I was talking to my best friend, a fellow (gender)queer black femme, about this. She made an important point that we (the queer community) don’t make adequate space for women we’d label as straight to investigate their sexuality and sleep with other women. Take, for example, girl crushes. They often feel like a woman’s expression of desire or attraction for someone of the same gender—a hesitant exploration of queerness—with a big “NO HOMO” disclaimer attached to reinforce heterosexuality.
I hear frequently “I’m so comfortable in my heterosexuality that I can appreciate other women’s beauty.” This is all well and good, and I won’t attempt to dictate anyone’s sexuality, but who are you trying to convince here? Who is the intended audience of that performance? Are you reassuring others as to your identity, or yourself?
For all its supposed liberating and contrarian qualities, the ironic rigidity of queer identities really constrains my ability to freely have sexual relationships with women when and where there might otherwise be interest.
There hasn't been much of a context for me to investigate outside of the “straight/bicurious girl getting turned out” trope—I’m nervous to the point of fear of sexual intimacy with any identity outside of cishetero masculinity. Frankly, I’m scared I’ll be bad at it. But why have I never been afraid of having sex with cisgender men? Where do I learn how to “queer” sex?

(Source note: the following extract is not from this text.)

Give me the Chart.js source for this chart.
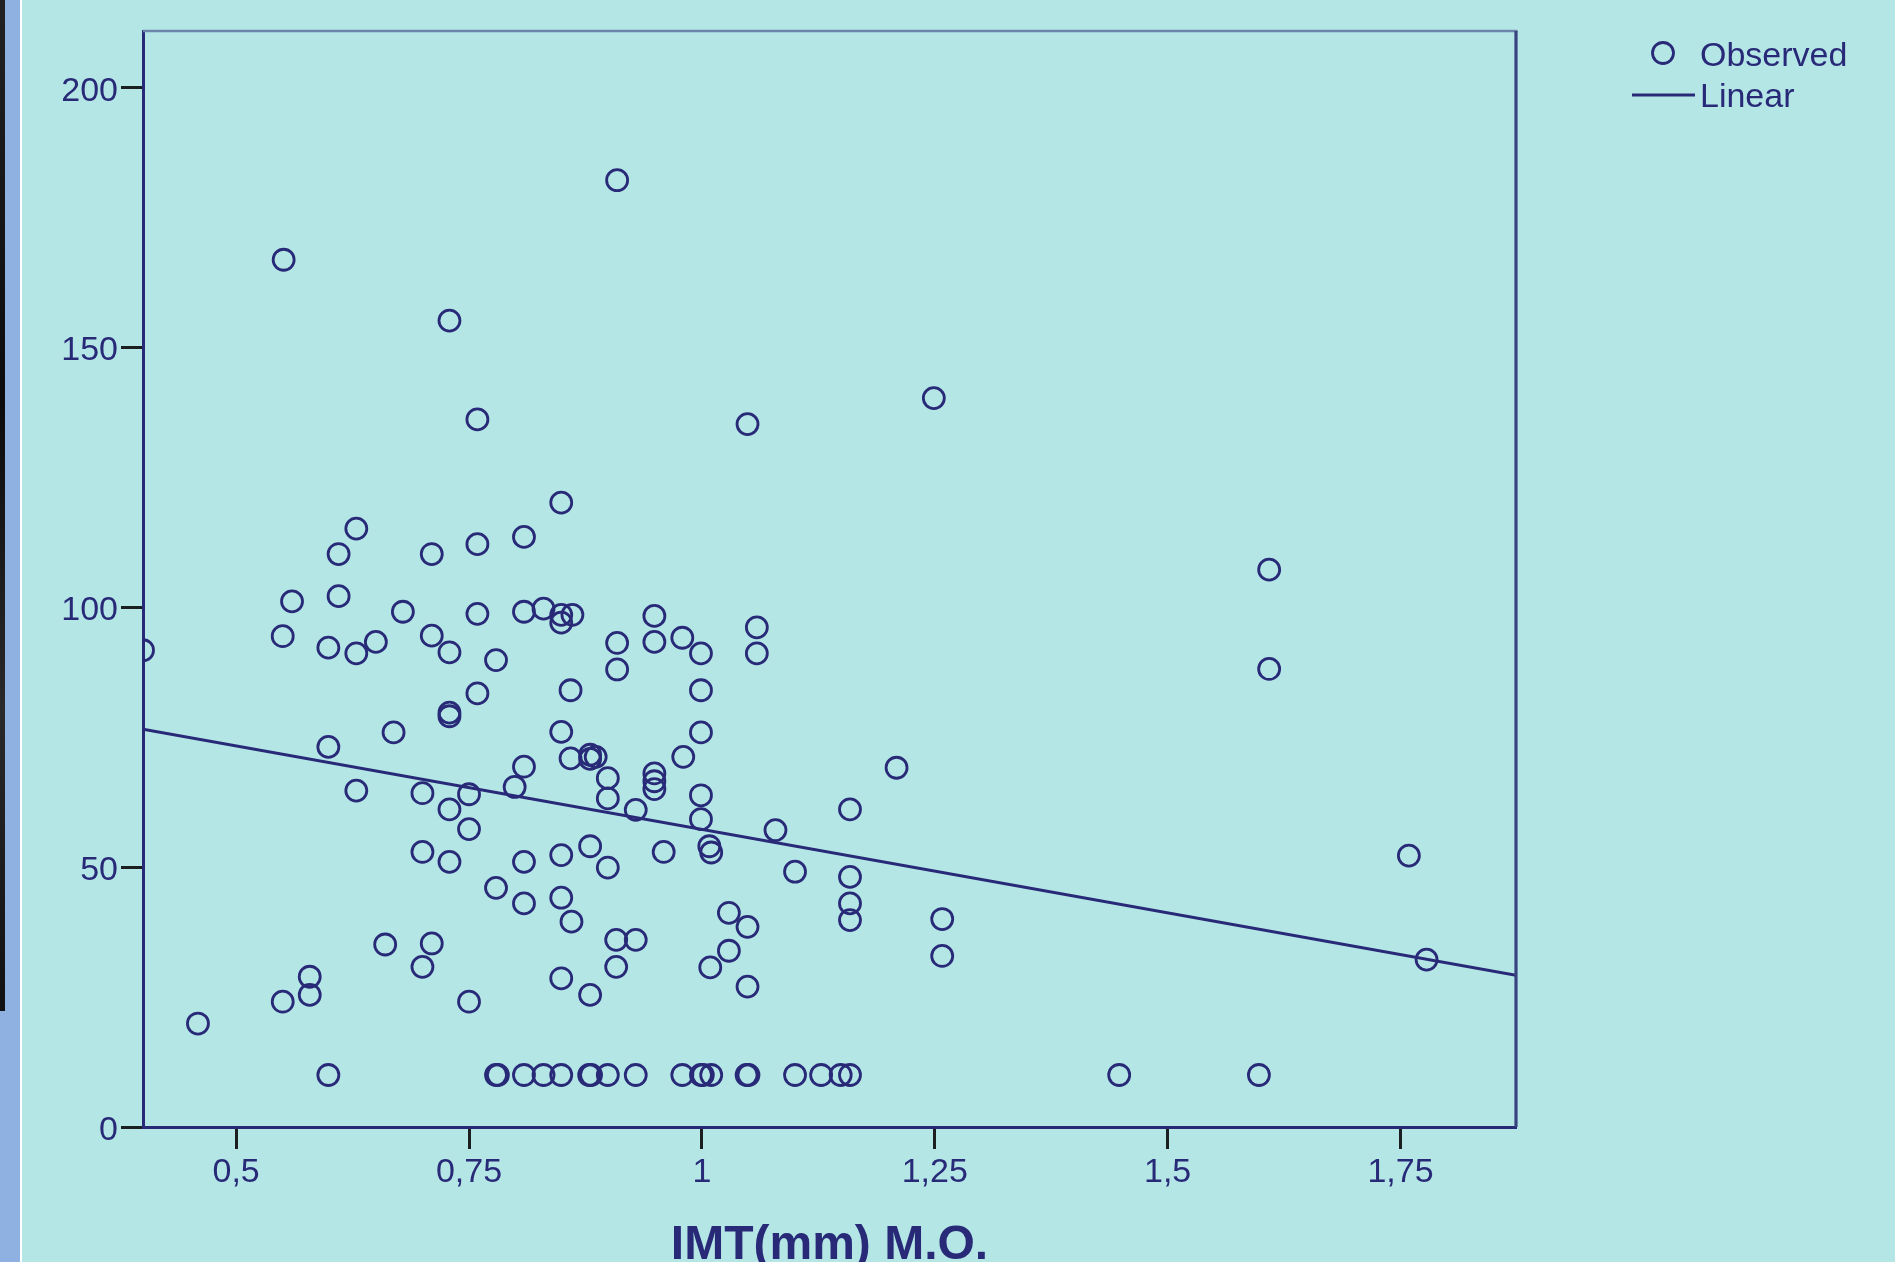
<!DOCTYPE html>
<html>
<head>
<meta charset="utf-8">
<title>IMT scatter</title>
<script src="https://cdn.jsdelivr.net/npm/chart.js@4.4.0/dist/chart.umd.min.js"></script>
<style>
  html, body { margin: 0; padding: 0; background: #b4e6e6; overflow: hidden; }
  #wrap { position: relative; width: 1895px; height: 1262px; }
  #edgeBlue { position: absolute; left: 0; top: 0; width: 20px; height: 1262px; background: #8fb1e2; }
  #edgeDark { position: absolute; left: 0; top: 0; width: 5px; height: 1011px; background: linear-gradient(#222, #0c0c0c 40%, #2a2a2a 70%, #111); }
  #edgeWhite { position: absolute; left: 20px; top: 0; width: 2px; height: 1262px; background: #ffffff; }
  canvas { position: absolute; left: 0; top: 0; }
</style>
</head>
<body>
<div id="wrap">
  <canvas id="chart" width="1895" height="1262"></canvas>
  <div id="edgeBlue"></div>
  <div id="edgeDark"></div>
  <div id="edgeWhite"></div>
</div>
<script>
// Observed values (IMT in mm on x)
const imt = [
  0.909, 0.551, 0.729, 0.759, 1.049, 1.249, 0.849, 0.629, 0.809, 0.759,
  0.610, 0.710, 1.609, 1.609, 0.560, 0.610, 0.679, 0.759, 0.809, 0.830,
  0.849, 0.849, 0.861, 0.949, 0.550, 0.599, 0.629, 0.650, 0.710, 0.729,
  0.779, 0.400, 0.909, 0.909, 0.949, 0.979, 0.999, 1.059, 1.059, 0.759,
  0.859, 0.999, 0.729, 0.729, 0.669, 0.849, 0.999, 0.599, 0.859, 0.880,
  0.880, 0.886, 0.980, 0.809, 1.209, 0.899, 0.949, 0.949, 0.949, 0.799,
  0.629, 0.700, 0.750, 0.899, 0.999, 0.729, 0.929, 1.159, 0.999, 0.750,
  1.079, 0.880, 1.008, 1.010, 0.959, 0.700, 0.849, 0.729, 0.809, 1.759,
  0.899, 1.100, 1.159, 0.779, 0.849, 0.809, 1.159, 1.029, 1.159, 1.258,
  0.860, 1.049, 0.908, 0.929, 0.660, 0.710, 1.029, 1.258, 1.778, 0.700,
  0.908, 1.009, 0.579, 0.849, 1.049, 0.579, 0.880, 0.550, 0.750, 0.459,
  0.599, 0.779, 0.781, 0.809, 0.830, 0.849, 0.879, 0.881, 0.899, 0.929,
  0.979, 0.999, 1.001, 1.010, 1.048, 1.050, 1.100, 1.128, 1.149, 1.159,
  1.448, 1.598
];
const outcome = [
  182.1, 166.8, 155.1, 136.1, 135.2, 140.2, 120.1, 115.1, 113.5, 112.1,
  110.2, 110.2, 107.2, 88.1, 101.1, 102.1, 99.1, 98.7, 99.1, 99.7,
  98.5, 97.0, 98.5, 98.3, 94.4, 92.2, 91.1, 93.3, 94.5, 91.3,
  89.8, 91.7, 93.1, 88.0, 93.3, 94.1, 91.1, 96.1, 91.1, 83.4,
  84.0, 84.0, 79.7, 79.0, 75.9, 76.0, 75.9, 73.1, 70.9, 71.6,
  70.8, 71.2, 71.2, 69.3, 69.1, 67.1, 68.0, 66.5, 65.0, 65.4,
  64.7, 64.2, 64.0, 63.2, 63.8, 61.1, 61.0, 61.1, 59.2, 57.3,
  57.1, 54.0, 54.0, 52.8, 52.9, 52.9, 52.3, 51.0, 51.0, 52.2,
  49.9, 49.1, 48.1, 46.0, 44.1, 43.0, 43.0, 41.2, 39.8, 40.0,
  39.5, 38.5, 36.0, 36.0, 35.1, 35.3, 33.9, 32.9, 32.2, 30.8,
  30.8, 30.7, 28.9, 28.6, 27.0, 25.4, 25.4, 24.1, 24.1, 19.9,
  10, 10, 10, 10, 10, 10, 10, 10, 10, 10,
  10, 10, 10, 10, 10, 10, 10, 10, 10, 10,
  10, 10
];

// Linear fit, read at both ends of the x range
const fitX = [0.4, 1.874];
const fitY = [76.5, 29.2];

const xRange = [0.4, 1.874];
const yRange = [0, 210.8];
const xTicks = [0.5, 0.75, 1, 1.25, 1.5, 1.75];
const yTicks = [0, 50, 100, 150, 200];

const NAVY = '#282a78';
const TICK = '#1c1f1f';
const FONT = "'Liberation Sans', Arial, sans-serif";

const observed = imt.map((x, i) => ({ x: x, y: outcome[i] }));
const fitLine = fitX.map((x, i) => ({ x: x, y: fitY[i] }));

// top and right edges of the plot box
const framePlugin = {
  id: 'frame',
  afterDraw(chart) {
    const { ctx, chartArea: a } = chart;
    ctx.save();
    ctx.lineWidth = 2.5;
    ctx.strokeStyle = '#6b86aa';
    ctx.beginPath();
    ctx.moveTo(a.left, a.top);
    ctx.lineTo(a.right + 1.5, a.top);
    ctx.stroke();
    ctx.lineWidth = 3.2;
    ctx.strokeStyle = '#37427f';
    ctx.beginPath();
    ctx.moveTo(a.right, a.top);
    ctx.lineTo(a.right, a.bottom);
    ctx.stroke();
    ctx.restore();
  }
};

// legend sits outside the plot, top right
const legendPlugin = {
  id: 'sideLegend',
  afterDraw(chart) {
    const ctx = chart.ctx;
    const ds = chart.data.datasets;
    ctx.save();
    ctx.font = '34px ' + FONT;
    ctx.fillStyle = NAVY;
    ctx.textBaseline = 'middle';
    ctx.textAlign = 'left';

    ctx.strokeStyle = NAVY;
    ctx.lineWidth = 2.8;
    ctx.beginPath();
    ctx.arc(1663, 53, 10.5, 0, Math.PI * 2);
    ctx.stroke();
    ctx.fillText(ds[0].label, 1700, 57);

    ctx.lineWidth = 3;
    ctx.beginPath();
    ctx.moveTo(1632, 95);
    ctx.lineTo(1695, 95);
    ctx.stroke();
    ctx.fillText(ds[1].label, 1700, 98);
    ctx.restore();
  }
};

const commaLabel = v => String(v).replace('.', ',');

new Chart(document.getElementById('chart'), {
  type: 'scatter',
  data: {
    datasets: [
      {
        label: 'Observed',
        data: observed,
        pointStyle: 'circle',
        pointRadius: 10.5,
        pointHoverRadius: 10.5,
        pointBorderWidth: 2.8,
        borderColor: NAVY,
        backgroundColor: 'rgba(0,0,0,0)',
        order: 2
      },
      {
        label: 'Linear',
        data: fitLine,
        showLine: true,
        borderColor: NAVY,
        borderWidth: 3,
        pointRadius: 0,
        pointHoverRadius: 0,
        fill: false,
        order: 1
      }
    ]
  },
  options: {
    responsive: false,
    animation: false,
    events: [],
    layout: { padding: { top: 31, right: 379, left: 0, bottom: 0 } },
    plugins: {
      legend: { display: false },
      tooltip: { enabled: false }
    },
    scales: {
      x: {
        type: 'linear',
        min: xRange[0],
        max: xRange[1],
        afterFit: s => { s.height = 135; },
        afterBuildTicks: s => { s.ticks = xTicks.map(v => ({ value: v })); },
        ticks: {
          autoSkip: false,
          maxRotation: 0,
          padding: 3,
          color: NAVY,
          font: { family: FONT, size: 34 },
          callback: commaLabel
        },
        grid: {
          display: true,
          drawOnChartArea: false,
          drawTicks: true,
          tickLength: 22,
          tickWidth: 3,
          tickColor: TICK
        },
        border: { display: true, color: NAVY, width: 3 },
        title: {
          display: true,
          text: 'IMT(mm) M.O.',
          color: NAVY,
          font: { family: FONT, size: 48, weight: 'bold', lineHeight: 0.66 },
          padding: { top: 0, bottom: 0 }
        }
      },
      y: {
        type: 'linear',
        min: yRange[0],
        max: yRange[1],
        afterFit: s => { s.width = 143; },
        afterBuildTicks: s => { s.ticks = yTicks.map(v => ({ value: v })); },
        ticks: {
          autoSkip: false,
          padding: 3,
          labelOffset: 4,
          color: NAVY,
          font: { family: FONT, size: 34 }
        },
        grid: {
          display: true,
          drawOnChartArea: false,
          drawTicks: true,
          tickLength: 22,
          tickWidth: 3,
          tickColor: TICK
        },
        border: { display: true, color: NAVY, width: 3 }
      }
    }
  },
  plugins: [framePlugin, legendPlugin]
});
</script>
</body>
</html>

There’s infinitely more space for me to learn how to be “good” at heterosexual sex than there is for me to learn how to stimulate a clitoris or please a person with a penis who isn’t a cis man. So much of the cunnilingus narrative I’ve come to understand as a woman who sleeps with cishetero men reinforces hegemonic masculinity: it implicitly equates “real manhood” with your ability to bring your woman to orgasm. This is not a sexual paradigm that I’ve any interest in, and it isn’t one that applies to me.
As we embark on a politiqueer politic of decolonizing gender and sexuality, we ought to be careful with constructing and policing identity boundaries as we imagine new fluidities. Are these liberatory identities or identities that are shaped and either affirmed or rejected by new normativities? How do these imaginaries potentially constrain the kinds of partnerships we actively seek?
Biphobia is a component of monosexism, the structural privileging of behaviors associated with single gender attraction and desire (i.e. being straight or gay). In understanding bisexuality as artificial or less valid than attraction to a single gender, we perpetuate cisheteropatriarchal norms that ultimately call any “deviant” gender or sexuality into question.
This reproduction of whiteness’ gender coloniality has no place in subversive and so-called “radical” politics, particularly when it comes at the expense and exclusion of queers of color.
I’m a lot less pressed about biphobic folks not being into me. My pussy still pops severely with or without their approval.